▶ **EXERCISE GOAL**: The line containing "from matplotlib.patches import Rectangle" marks the end: extract everything from the first line of the data through that line, exactly, with no pictures.

◇ ◇ ◇ ◇ ◇ ◇ ◇

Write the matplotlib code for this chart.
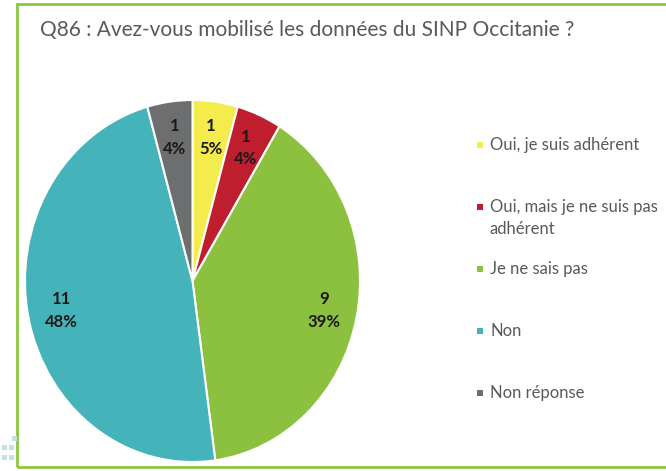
import matplotlib.pyplot as plt
from matplotlib.patches import Rectangle

categories = ["Oui, je suis adhérent", "Oui, mais je ne suis pas\nadhérent",
              "Je ne sais pas", "Non", "Non réponse"]
counts = [1, 1, 9, 11, 1]
percents = [5, 4, 39, 48, 4]
colors = ["#F4EC4C", "#BE1E2D", "#8CC03F", "#45B4BA", "#6D6E6F"]
title = "Q86 : Avez-vous mobilisé les données du SINP Occitanie ?"

W, H = 666, 471
fig = plt.figure(figsize=(W / 100, H / 100), dpi=100)
fig.patch.set_facecolor("white")

# green frame around the chart
frame = Rectangle((17 / W, 4 / H), 700 / W, 463 / H, transform=fig.transFigure,
                  fill=False, edgecolor="#8DC63F", linewidth=2)
fig.add_artist(frame)

# faint decorative squares bottom-left (background)
for (x, y) in [(2, 445), (9, 445), (2, 455), (9, 455), (12, 436)]:
    fig.add_artist(Rectangle((x / W, 1 - (y + 5) / H), 5 / W, 5 / H,
                             transform=fig.transFigure, color="#C5DFE6", lw=0))

fig.text(40 / W, 1 - 30 / H, title, fontsize=15, color="#595959",
         family="Lato", va="center", ha="left")

# pie (slightly taller than wide, like the reference)
ax = fig.add_axes([25 / W, 9 / H, 335 / W, 362 / H])
labels = [f"{c}\n{p}%" for c, p in zip(counts, percents)]
wedges, texts = ax.pie(counts, colors=colors, startangle=90, counterclock=False,
                       labels=labels, labeldistance=0.8,
                       wedgeprops=dict(edgecolor="white", linewidth=1.5),
                       textprops=dict(fontsize=12, fontweight="bold", family="Lato",
                                      color="#1a1a1a", linespacing=1.5))
for t in texts:
    t.set_ha("center")
    t.set_va("center")
ax.set_aspect("auto")
ax.set_xlim(-1, 1)
ax.set_ylim(-1, 1)
ax.axis("off")

# legend
y0, step = 145, 62
for i, (lab, col) in enumerate(zip(categories, colors)):
    y = y0 + i * step
    fig.add_artist(Rectangle((477 / W, 1 - (y + 3) / H), 6 / W, 6 / H,
                             transform=fig.transFigure, color=col, lw=0))
    fig.text(490 / W, 1 - (y - 8) / H, lab, fontsize=12, color="#595959",
             family="Lato", va="top", ha="left", linespacing=1.5)

fig.savefig("out.png", dpi=100)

◇ ◇ ◇ ◇ ◇ ◇ ◇

▶ **ANSWER TO THIS PROBLEM**:
Write the matplotlib code for this chart.
import matplotlib.pyplot as plt
from matplotlib.patches import Rectangle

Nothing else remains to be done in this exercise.